-- Begin --

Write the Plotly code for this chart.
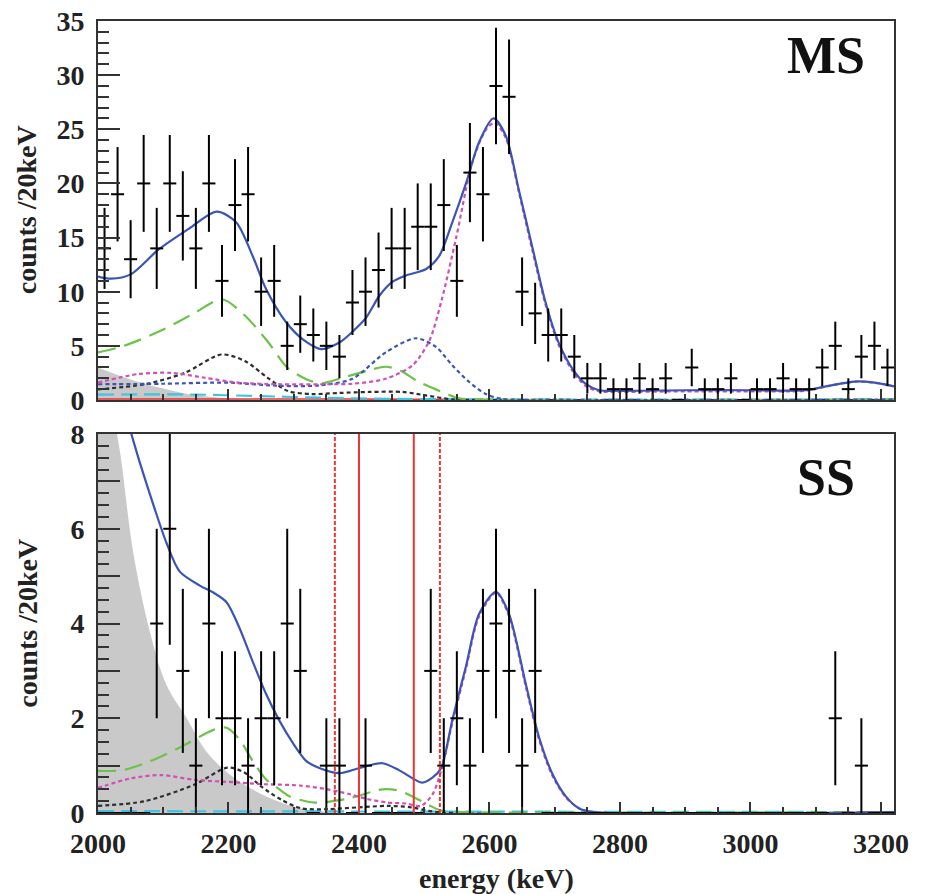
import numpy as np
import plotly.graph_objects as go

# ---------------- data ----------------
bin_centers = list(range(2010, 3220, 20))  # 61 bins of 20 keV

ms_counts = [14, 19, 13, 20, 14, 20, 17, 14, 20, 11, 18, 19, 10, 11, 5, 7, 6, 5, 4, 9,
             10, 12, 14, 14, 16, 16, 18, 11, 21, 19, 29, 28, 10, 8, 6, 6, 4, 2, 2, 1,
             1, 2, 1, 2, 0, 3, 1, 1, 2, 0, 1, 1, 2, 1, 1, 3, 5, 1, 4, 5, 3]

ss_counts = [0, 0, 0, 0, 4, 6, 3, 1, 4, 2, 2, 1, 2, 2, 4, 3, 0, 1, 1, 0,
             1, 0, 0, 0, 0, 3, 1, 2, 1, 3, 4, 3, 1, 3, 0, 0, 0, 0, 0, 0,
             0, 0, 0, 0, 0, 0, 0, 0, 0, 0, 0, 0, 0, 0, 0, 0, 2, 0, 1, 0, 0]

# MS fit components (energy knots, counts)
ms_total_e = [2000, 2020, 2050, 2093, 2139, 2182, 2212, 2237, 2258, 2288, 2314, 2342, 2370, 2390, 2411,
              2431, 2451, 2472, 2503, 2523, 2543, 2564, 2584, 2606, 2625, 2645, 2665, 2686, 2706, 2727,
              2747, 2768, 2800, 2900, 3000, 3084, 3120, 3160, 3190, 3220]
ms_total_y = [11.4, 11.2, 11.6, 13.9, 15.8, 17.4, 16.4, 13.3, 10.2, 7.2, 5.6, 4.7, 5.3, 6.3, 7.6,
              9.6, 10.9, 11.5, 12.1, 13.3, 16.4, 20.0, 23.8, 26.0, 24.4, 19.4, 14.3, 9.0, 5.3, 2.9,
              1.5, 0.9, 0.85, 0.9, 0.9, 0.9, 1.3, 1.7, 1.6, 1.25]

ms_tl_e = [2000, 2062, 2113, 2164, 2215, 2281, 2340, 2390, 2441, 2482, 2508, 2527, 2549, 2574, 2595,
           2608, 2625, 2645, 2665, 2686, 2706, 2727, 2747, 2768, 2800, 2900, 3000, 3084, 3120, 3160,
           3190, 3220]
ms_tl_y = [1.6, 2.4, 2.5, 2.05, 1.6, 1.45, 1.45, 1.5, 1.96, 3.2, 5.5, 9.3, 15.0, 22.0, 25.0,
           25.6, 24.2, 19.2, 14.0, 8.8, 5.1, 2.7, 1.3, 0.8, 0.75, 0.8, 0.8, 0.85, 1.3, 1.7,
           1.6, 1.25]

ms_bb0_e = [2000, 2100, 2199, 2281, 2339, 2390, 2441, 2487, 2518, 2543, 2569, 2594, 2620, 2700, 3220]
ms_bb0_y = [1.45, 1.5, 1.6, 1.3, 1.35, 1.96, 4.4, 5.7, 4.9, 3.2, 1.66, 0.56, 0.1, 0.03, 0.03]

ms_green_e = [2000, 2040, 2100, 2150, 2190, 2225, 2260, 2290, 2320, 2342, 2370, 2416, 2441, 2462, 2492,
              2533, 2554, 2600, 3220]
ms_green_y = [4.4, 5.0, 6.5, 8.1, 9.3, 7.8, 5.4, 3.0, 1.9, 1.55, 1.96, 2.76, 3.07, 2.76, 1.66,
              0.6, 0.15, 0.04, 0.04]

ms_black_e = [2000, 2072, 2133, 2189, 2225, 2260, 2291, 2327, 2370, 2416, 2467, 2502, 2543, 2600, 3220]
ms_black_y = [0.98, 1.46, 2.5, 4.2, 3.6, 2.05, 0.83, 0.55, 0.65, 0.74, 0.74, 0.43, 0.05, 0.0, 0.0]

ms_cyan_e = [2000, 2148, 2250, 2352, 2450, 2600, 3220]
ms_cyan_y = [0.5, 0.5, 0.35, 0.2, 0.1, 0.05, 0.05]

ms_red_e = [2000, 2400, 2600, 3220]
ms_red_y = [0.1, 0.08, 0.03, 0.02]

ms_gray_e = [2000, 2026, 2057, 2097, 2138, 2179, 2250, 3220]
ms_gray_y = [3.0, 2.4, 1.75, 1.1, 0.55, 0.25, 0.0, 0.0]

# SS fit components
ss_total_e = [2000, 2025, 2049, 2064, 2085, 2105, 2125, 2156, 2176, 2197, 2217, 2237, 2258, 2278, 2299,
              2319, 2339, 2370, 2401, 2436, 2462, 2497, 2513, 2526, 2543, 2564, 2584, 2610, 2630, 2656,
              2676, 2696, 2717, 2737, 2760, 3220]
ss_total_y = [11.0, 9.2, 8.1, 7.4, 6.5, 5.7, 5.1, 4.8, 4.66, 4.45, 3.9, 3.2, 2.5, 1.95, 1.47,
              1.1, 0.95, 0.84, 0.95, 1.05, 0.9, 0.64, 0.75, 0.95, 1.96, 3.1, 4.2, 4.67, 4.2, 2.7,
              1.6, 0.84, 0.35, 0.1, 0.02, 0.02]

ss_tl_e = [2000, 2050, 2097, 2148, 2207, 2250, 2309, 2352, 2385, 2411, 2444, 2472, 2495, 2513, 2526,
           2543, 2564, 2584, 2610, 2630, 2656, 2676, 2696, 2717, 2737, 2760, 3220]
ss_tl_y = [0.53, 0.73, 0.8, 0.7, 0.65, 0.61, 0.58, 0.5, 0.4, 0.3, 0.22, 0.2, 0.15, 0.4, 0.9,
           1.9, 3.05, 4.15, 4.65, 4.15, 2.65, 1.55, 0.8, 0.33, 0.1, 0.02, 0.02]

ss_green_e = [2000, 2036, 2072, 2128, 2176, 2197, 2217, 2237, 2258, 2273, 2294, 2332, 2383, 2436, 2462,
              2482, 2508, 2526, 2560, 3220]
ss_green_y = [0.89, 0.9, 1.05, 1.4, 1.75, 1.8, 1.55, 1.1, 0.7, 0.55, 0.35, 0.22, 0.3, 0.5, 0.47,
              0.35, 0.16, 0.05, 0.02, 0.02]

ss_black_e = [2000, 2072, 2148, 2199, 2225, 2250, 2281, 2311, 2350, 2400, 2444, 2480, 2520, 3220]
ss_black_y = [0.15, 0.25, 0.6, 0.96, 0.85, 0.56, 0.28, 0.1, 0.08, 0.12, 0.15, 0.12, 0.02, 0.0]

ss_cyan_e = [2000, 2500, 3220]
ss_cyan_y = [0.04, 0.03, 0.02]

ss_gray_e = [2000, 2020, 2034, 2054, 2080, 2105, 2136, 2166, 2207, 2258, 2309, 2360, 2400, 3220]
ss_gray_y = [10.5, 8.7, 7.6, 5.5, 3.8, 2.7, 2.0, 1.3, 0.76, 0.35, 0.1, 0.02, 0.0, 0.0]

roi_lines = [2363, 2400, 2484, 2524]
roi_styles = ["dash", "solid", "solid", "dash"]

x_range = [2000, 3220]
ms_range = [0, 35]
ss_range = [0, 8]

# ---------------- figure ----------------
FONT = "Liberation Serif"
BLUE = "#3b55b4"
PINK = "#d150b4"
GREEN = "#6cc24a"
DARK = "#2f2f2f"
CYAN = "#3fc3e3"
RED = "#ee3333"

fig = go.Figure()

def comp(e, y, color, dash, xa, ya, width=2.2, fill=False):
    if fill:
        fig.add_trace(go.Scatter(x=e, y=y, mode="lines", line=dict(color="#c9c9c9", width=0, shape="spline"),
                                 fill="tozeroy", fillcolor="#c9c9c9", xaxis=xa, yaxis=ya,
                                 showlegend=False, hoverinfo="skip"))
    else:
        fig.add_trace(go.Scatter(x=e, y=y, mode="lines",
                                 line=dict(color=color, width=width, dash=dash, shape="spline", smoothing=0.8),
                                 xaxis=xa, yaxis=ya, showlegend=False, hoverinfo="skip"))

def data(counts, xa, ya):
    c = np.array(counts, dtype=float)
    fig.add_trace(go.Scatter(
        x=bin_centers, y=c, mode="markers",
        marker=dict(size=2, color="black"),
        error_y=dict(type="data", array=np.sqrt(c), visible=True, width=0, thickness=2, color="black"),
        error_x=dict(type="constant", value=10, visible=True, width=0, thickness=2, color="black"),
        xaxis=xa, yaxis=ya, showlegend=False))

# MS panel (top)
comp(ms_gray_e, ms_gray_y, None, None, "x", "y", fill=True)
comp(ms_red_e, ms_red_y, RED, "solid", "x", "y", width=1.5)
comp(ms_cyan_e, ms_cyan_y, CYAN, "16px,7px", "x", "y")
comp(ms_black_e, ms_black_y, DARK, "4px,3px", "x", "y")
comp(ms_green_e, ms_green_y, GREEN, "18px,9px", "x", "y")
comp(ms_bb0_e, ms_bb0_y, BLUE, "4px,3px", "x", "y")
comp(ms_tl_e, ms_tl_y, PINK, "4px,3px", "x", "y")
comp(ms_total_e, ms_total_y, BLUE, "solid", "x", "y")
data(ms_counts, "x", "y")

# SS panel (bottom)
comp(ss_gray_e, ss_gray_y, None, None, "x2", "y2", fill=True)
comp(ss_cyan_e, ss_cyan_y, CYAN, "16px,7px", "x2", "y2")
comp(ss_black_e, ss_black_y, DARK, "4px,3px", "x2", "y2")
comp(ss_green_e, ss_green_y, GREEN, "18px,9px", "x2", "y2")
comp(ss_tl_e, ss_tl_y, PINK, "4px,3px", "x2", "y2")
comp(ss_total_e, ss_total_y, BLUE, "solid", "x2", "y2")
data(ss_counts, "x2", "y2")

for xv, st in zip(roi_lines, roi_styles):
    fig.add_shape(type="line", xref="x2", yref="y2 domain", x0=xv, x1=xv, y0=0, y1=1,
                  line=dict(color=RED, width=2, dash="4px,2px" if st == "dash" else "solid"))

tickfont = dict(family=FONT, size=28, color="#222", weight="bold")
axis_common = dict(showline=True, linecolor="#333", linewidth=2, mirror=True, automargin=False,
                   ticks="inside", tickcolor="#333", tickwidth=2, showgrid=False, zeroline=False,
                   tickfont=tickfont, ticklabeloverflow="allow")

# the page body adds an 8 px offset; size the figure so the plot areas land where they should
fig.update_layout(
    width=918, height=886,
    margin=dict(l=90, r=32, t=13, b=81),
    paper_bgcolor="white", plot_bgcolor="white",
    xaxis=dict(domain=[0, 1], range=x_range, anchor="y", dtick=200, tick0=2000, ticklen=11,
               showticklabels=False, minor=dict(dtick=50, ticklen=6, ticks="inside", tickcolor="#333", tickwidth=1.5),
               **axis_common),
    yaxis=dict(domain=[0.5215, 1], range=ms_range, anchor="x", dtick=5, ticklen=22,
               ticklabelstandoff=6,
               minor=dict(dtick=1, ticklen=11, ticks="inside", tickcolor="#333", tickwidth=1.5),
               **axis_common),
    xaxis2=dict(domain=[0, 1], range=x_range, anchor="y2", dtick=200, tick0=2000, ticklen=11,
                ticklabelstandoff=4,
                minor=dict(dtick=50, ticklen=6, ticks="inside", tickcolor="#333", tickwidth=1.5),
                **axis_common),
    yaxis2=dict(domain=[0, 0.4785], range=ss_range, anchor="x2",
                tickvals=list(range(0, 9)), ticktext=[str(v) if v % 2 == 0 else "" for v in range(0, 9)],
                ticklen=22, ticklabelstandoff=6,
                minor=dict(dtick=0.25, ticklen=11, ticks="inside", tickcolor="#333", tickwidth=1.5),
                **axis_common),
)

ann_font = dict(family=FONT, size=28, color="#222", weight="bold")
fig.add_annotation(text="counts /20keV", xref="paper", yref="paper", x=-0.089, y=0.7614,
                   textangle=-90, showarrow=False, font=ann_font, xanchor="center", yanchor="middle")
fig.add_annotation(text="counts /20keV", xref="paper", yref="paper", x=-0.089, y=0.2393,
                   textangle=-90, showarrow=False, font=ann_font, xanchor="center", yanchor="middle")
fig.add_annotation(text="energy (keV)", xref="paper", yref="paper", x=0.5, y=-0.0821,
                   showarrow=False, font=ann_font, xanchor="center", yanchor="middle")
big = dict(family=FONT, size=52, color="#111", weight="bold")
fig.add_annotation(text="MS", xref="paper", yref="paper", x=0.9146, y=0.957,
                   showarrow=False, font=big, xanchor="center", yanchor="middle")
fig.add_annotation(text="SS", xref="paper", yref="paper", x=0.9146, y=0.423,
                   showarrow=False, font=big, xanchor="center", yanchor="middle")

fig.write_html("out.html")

-- End --
-- Begin --

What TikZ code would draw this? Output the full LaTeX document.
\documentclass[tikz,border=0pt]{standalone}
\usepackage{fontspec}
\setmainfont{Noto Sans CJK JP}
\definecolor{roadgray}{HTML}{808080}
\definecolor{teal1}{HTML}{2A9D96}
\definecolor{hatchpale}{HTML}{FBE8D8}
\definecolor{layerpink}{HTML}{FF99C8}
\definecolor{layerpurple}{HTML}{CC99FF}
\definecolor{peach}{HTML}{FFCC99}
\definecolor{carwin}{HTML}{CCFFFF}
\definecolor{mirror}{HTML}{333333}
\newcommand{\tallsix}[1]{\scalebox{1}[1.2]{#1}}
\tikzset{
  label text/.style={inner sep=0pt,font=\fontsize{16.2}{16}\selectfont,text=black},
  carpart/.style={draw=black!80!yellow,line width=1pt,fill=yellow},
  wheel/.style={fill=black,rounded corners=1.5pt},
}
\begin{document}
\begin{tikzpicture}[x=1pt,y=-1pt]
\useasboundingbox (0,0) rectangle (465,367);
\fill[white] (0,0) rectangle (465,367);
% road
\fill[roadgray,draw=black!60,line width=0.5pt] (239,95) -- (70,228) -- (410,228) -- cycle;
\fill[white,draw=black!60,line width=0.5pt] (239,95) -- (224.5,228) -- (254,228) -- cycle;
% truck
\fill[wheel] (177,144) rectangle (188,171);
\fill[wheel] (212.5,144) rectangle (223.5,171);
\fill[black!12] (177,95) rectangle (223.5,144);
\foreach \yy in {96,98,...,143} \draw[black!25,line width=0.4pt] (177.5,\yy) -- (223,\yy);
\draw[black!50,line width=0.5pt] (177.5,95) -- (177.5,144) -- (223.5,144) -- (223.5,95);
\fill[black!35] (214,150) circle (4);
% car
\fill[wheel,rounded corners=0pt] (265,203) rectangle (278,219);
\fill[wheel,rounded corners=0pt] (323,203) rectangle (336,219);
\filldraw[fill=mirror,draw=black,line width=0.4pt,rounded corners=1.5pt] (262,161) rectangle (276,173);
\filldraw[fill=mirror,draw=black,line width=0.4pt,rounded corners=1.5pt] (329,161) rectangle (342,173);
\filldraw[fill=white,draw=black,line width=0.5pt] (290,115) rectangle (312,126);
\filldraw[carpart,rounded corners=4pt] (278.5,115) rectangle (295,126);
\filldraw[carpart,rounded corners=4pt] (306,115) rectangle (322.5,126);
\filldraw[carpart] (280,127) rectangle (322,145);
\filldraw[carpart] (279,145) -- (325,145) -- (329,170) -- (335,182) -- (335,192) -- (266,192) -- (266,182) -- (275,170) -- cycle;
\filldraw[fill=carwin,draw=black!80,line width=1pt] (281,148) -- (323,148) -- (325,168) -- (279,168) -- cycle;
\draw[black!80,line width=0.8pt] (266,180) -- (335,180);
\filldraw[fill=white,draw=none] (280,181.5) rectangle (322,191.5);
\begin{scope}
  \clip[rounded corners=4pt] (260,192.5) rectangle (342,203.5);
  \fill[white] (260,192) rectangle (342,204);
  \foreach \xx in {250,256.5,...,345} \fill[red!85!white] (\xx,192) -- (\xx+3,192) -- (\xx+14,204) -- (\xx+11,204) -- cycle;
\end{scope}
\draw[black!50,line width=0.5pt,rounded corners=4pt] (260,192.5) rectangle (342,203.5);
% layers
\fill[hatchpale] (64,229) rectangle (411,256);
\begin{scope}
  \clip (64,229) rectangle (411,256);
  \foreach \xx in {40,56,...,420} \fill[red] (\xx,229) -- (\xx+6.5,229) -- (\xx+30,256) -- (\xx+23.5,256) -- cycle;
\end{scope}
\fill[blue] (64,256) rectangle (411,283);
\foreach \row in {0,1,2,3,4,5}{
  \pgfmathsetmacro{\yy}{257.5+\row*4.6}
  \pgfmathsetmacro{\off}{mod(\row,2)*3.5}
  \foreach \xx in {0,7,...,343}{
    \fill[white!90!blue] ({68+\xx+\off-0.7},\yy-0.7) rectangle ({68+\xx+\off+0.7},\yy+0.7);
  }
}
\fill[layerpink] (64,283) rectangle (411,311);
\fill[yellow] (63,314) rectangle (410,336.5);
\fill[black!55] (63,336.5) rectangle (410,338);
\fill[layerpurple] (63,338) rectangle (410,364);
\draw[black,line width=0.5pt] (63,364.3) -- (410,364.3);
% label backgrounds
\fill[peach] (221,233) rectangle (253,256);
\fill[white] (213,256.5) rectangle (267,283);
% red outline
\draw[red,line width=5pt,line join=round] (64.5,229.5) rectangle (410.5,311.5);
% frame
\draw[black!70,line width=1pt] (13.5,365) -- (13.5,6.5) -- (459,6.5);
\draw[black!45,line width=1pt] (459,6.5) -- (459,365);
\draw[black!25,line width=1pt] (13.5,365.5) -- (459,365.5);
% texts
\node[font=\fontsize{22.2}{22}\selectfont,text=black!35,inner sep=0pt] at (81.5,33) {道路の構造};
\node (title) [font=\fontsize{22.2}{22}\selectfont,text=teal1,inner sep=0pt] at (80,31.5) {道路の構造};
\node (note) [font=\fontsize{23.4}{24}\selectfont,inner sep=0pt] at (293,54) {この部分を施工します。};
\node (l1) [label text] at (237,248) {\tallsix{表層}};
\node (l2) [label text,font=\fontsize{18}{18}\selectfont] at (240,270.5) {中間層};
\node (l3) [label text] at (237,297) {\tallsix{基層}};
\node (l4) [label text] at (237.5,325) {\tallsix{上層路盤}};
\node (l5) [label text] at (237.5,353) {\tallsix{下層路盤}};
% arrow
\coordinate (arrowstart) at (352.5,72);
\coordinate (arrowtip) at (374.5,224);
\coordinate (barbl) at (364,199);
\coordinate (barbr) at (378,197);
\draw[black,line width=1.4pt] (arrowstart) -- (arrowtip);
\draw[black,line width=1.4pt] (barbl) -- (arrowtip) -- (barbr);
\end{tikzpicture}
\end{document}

-- End --

Include both the line containing "Write the Plotly code for this chart." and the line containing "bin_centers = list(range(2010, 3220, 20))" when you write out everything between them, exactly. Leave the pictures out.

▸ **EXERCISE SOLUTION**:
Write the Plotly code for this chart.
import numpy as np
import plotly.graph_objects as go

# ---------------- data ----------------
bin_centers = list(range(2010, 3220, 20))  # 61 bins of 20 keV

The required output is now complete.